● Short exercise: The answer is one number: how many lines in the data below hold "this".

########

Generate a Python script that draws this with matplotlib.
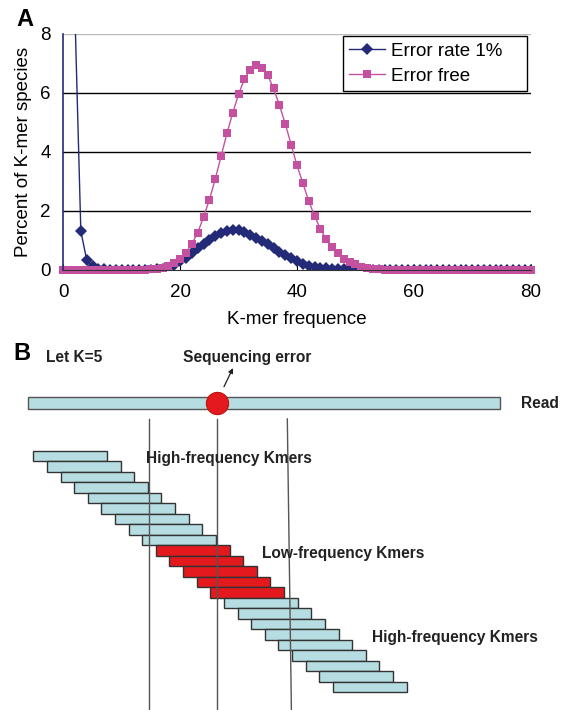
import numpy as np
import matplotlib
matplotlib.use("Agg")
from matplotlib import pyplot as plt
from matplotlib.patches import Rectangle

plt.rcParams['font.family'] = ['Liberation Sans', 'DejaVu Sans']

# ---- panel A data: % of k-mer species vs k-mer frequency ----
kmer_freq = np.arange(0, 81)

error_rate_1pct = [60.0, 30.0, 8.6, 1.32, 0.34, 0.12, 0.05, 0.02, 0.01, 0.01,
                   0.01, 0.01, 0.01, 0.01, 0.01, 0.01, 0.02, 0.04, 0.08, 0.18,
                   0.30, 0.42, 0.58, 0.73, 0.89, 1.02, 1.14, 1.25, 1.33, 1.36,
                   1.34, 1.27, 1.19, 1.09, 0.98, 0.87, 0.75, 0.62, 0.50, 0.39,
                   0.30, 0.21, 0.15, 0.10, 0.08, 0.06, 0.05, 0.04, 0.03, 0.02,
                   0.02, 0.01, 0.01, 0.01, 0.01, 0.01, 0.01, 0.01, 0.01, 0.01,
                   0.01, 0.01, 0.01, 0.01, 0.01, 0.01, 0.01, 0.01, 0.01, 0.01,
                   0.0, 0.0, 0.0, 0.0, 0.0, 0.0, 0.0, 0.0, 0.0, 0.0, 0.0]

error_free = [0.0, 0.0, 0.0, 0.0, 0.0, 0.0, 0.0, 0.0, 0.0, 0.0,
              0.0, 0.0, 0.0, 0.0, 0.0, 0.02, 0.04, 0.08, 0.14, 0.23,
              0.36, 0.59, 0.88, 1.26, 1.79, 2.37, 3.07, 3.84, 4.62, 5.31,
              5.95, 6.46, 6.78, 6.92, 6.84, 6.58, 6.14, 5.57, 4.94, 4.24,
              3.54, 2.94, 2.34, 1.83, 1.39, 1.04, 0.77, 0.56, 0.38, 0.28,
              0.19, 0.11, 0.07, 0.04, 0.02, 0.01, 0.0, 0.0, 0.0, 0.0,
              0.0, 0.0, 0.0, 0.0, 0.0, 0.0, 0.0, 0.0, 0.0, 0.0,
              0.0, 0.0, 0.0, 0.0, 0.0, 0.0, 0.0, 0.0, 0.0, 0.0, 0.0]

series_labels = ['Error rate 1%', 'Error free']
x_ticks = [0, 20, 40, 60, 80]
y_ticks = [0, 2, 4, 6, 8]

# ---- panel B diagram: k-mers along a read ----
K = 5
kmer_kind = ['high'] * 9 + ['low'] * 5 + ['high'] * 9
kmer_offset = np.arange(len(kmer_kind))  # one base shift per k-mer
read_span = (-0.4, 34.3)
error_pos = 13.5
guide_x = [(8.5, 8.5), (13.5, 13.5), (18.65, 18.95)]

NAVY = '#232a78'
PINK = '#c4519f'
LIGHTBLUE = '#b6dde1'
RED = '#e3191e'

W, H = 561, 710
fig = plt.figure(figsize=(W / 100, H / 100), dpi=100)

# ---------------- panel A ----------------
ax = fig.add_axes([63.3 / W, 1 - 270 / H, (530.7 - 63.3) / W, (270 - 33.5) / H])
ax.plot(kmer_freq, error_rate_1pct, color=NAVY, lw=1.0, marker='D', ms=5.8,
        mec=NAVY, mfc=NAVY, mew=0, label=series_labels[0], clip_on=True)
ax.plot(kmer_freq, error_free, color=PINK, lw=1.0, marker='s', ms=5.3,
        mec=PINK, mfc=PINK, mew=0, label=series_labels[1], clip_on=False)
ax.set_xlim(0, 80)
ax.set_ylim(0, 8)
ax.set_xticks(x_ticks)
ax.set_yticks(y_ticks)
for v in y_ticks[1:-1]:
    ax.axhline(v, color='black', lw=1.0, zorder=0)
ax.axhline(8, color='#bbbbbb', lw=1.0, zorder=0)
for s in ['top', 'right']:
    ax.spines[s].set_visible(False)
ax.spines['left'].set_color(NAVY)
ax.spines['left'].set_linewidth(1.2)
ax.spines['bottom'].set_color('#333333')
ax.tick_params(axis='x', direction='in', length=4, pad=10, labelsize=13.5)
ax.tick_params(axis='y', length=0, pad=9, labelsize=13.5)
ax.set_xlabel('K-mer frequence', fontsize=13.5, labelpad=7)
ax.set_ylabel('Percent of K-mer species', fontsize=13.5, labelpad=6)
leg = ax.legend(loc='upper left', bbox_to_anchor=(0.598, 0.0, 0.394, 0.99),
                mode='expand', fontsize=13.5, frameon=True, fancybox=False,
                borderaxespad=0, handlelength=1.9, handletextpad=0.3,
                labelspacing=0.42, borderpad=0.35)
leg.get_frame().set_edgecolor('black')
leg.get_frame().set_linewidth(1.0)
leg.get_frame().set_alpha(1)

fig.text(16 / W, 1 - 19 / H, 'A', fontsize=17, fontweight='bold', va='center', ha='left')
fig.text(13 / W, 1 - 353 / H, 'B', fontsize=17, fontweight='bold', va='center', ha='left')

# ---------------- panel B ----------------
bx = fig.add_axes([0, 0, 1, 370 / H])
bx.set_xlim(-2.445, 38.745)
bx.set_ylim(24.667, -10.571)
bx.axis('off')

kmer_w = 5.41
row_h = 1.0
for i, kind in zip(kmer_offset, kmer_kind):
    fc = RED if kind == 'low' else LIGHTBLUE
    bx.add_patch(Rectangle((i, i), kmer_w, row_h, facecolor=fc,
                           edgecolor='#333333', lw=1.0, zorder=2))

for x0, x1 in guide_x:
    bx.plot([x0, x1], [-3.05, 24.667], color='#555555', lw=1.0, zorder=3)

read_y0, read_y1 = -5.11, -4.0
bx.add_patch(Rectangle((read_span[0], read_y0), read_span[1] - read_span[0],
                       read_y1 - read_y0, facecolor=LIGHTBLUE,
                       edgecolor='#555555', lw=1.0, zorder=2))
bx.plot([error_pos], [(read_y0 + read_y1) / 2], 'o', ms=16, mfc=RED,
        mec='#c01010', mew=0.8, zorder=4)

bx.annotate('', xy=(14.66, -7.9), xytext=(14.0, -6.12),
            arrowprops=dict(arrowstyle='-|>', color='#222222', lw=0.9,
                            mutation_scale=7, shrinkA=0, shrinkB=0))

txt = dict(fontsize=11.2, fontweight='bold', va='center', color='#222222')
bx.text(0.93, -8.95, 'Let K=%d' % K, ha='left', **txt)
bx.text(15.69, -8.95, 'Sequencing error', ha='center', **txt)
bx.text(35.8, -4.56, 'Read', ha='left', **txt)
bx.text(8.27, 0.67, 'High-frequency Kmers', ha='left', **txt)
bx.text(16.77, 9.74, 'Low-frequency Kmers', ha='left', **txt)
bx.text(24.85, 17.74, 'High-frequency Kmers', ha='left', **txt)

fig.savefig('out.png', dpi=100)
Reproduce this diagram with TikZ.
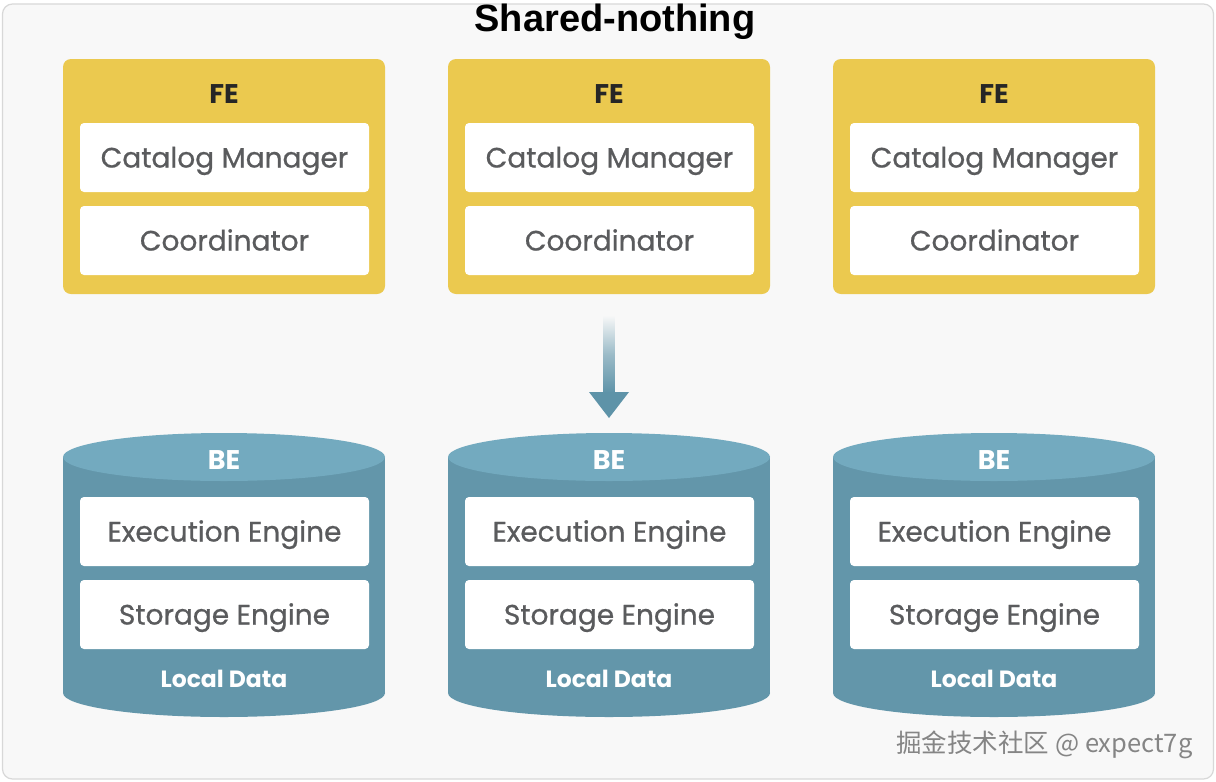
\documentclass[tikz,border=0pt]{standalone}
\usepackage{fontspec}
\setmainfont{Poppins}
\newfontfamily\medfont[FakeBold=0.7]{Poppins}
\newfontfamily\titlefont{Liberation Sans}
\newfontfamily\cjk{Noto Sans CJK SC}
\usetikzlibrary{calc}
\definecolor{bgc}{HTML}{F8F8F8}
\definecolor{framec}{HTML}{D8D8D8}
\definecolor{fey}{HTML}{EBC94F}
\definecolor{txtc}{HTML}{5A5B5D}
\definecolor{bebody}{HTML}{6396AA}
\definecolor{becap}{HTML}{73AABF}
\definecolor{arrowc}{HTML}{5E93A8}
\definecolor{wmc}{HTML}{858585}
\tikzset{
  febox/.style={fill=fey, rounded corners=8pt, minimum width=322pt, minimum height=235pt, inner sep=0pt},
  inbox/.style={fill=white, rounded corners=4pt, minimum width=289pt, minimum height=69pt, inner sep=0pt,
    text=txtc, font=\medfont\fontsize{28}{32}\selectfont, text height=20pt, text depth=0pt},
  fetitle/.style={text=black!85, font=\bfseries\fontsize{27}{30}\selectfont, text height=19pt, text depth=0pt},
  betitle/.style={text=white, font=\bfseries\fontsize{27}{30}\selectfont, text height=19pt, text depth=0pt},
  ldtitle/.style={text=white, font=\bfseries\fontsize{23.5}{26}\selectfont, text height=16pt, text depth=0pt},
}
\newcommand{\fegroup}[2]{%
  \node[febox] (fe#1) at (#2,176.5) {};
  \node[fetitle] (fet#1) at (#2,94) {FE};
  \node[inbox] (cm#1) at (#2+0.5,157.5) {Catalog Manager};
  \node[inbox] (co#1) at (#2+0.5,240.5) {Coordinator};
}
\newcommand{\begroup}[2]{%
  \fill[bebody] (#2-161,457) rectangle (#2+161,693);
  \fill[bebody] (#2,693) ellipse [x radius=161, y radius=24];
  \fill[becap] (#2,457) ellipse [x radius=161, y radius=24];
  \coordinate (betop#1) at (#2,433);
  \node[betitle] (bet#1) at (#2,460) {BE};
  \node[inbox] (ee#1) at (#2+0.5,531.5) {Execution Engine};
  \node[inbox] (se#1) at (#2+0.5,614.5) {Storage Engine};
  \node[ldtitle] (ld#1) at (#2,679) {Local Data};
}
\begin{document}
\begin{tikzpicture}[x=1pt,y=-1pt]
\useasboundingbox (0,0) rectangle (1216,782);
\fill[white] (0,0) rectangle (1216,782);
\draw[framec, fill=bgc, line width=1.2pt, rounded corners=10pt] (2.5,4) rectangle (1213.5,779);
\node[font=\titlefont\bfseries\fontsize{38}{42}\selectfont, text=black] (title) at (615,22) {Shared-nothing};
\fegroup{1}{224}
\fegroup{2}{609}
\fegroup{3}{994}
\begroup{1}{224}
\begroup{2}{609}
\begroup{3}{994}
% arrow
\coordinate (as) at ($(fe2.south)+(0,21)$);
\coordinate (ah) at ($(betop2)+(0,-41)$);
\coordinate (ae) at ($(betop2)+(0,-15)$);
\shade[top color=bgc, bottom color=arrowc, middle color=arrowc!60!bgc] ($(as)+(-5.5,0)$) rectangle ($(ah)+(5.5,1)$);
\fill[arrowc] ($(ah)+(-20,0)$) -- ($(ah)+(20,0)$) -- (ae) -- cycle;
\node[font=\cjk\fontsize{25.5}{28}\selectfont, text=wmc, anchor=east] (wm) at (1196,745) {掘金技术社区 @ expect7g};
\end{tikzpicture}
\end{document}
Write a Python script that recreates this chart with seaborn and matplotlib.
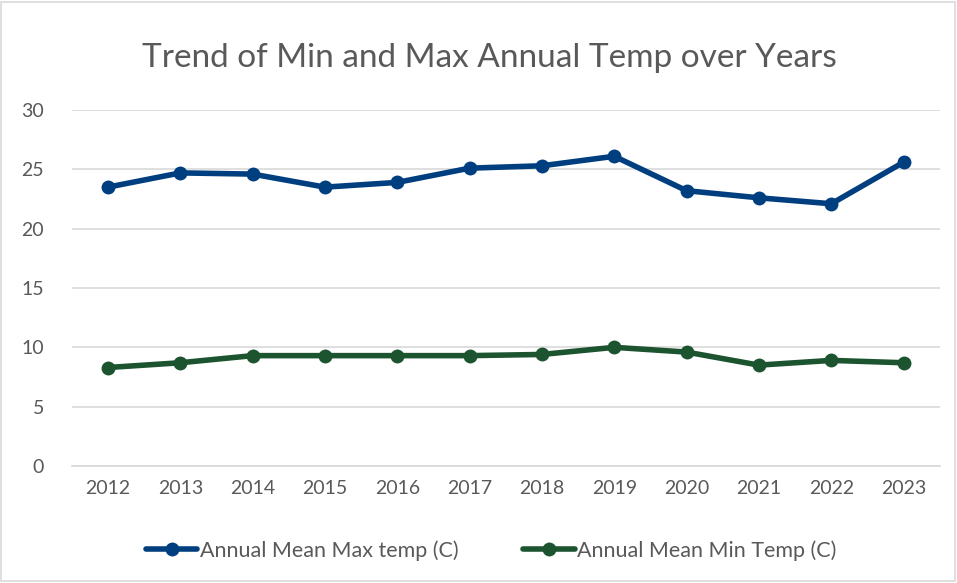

########

● Correct result: 3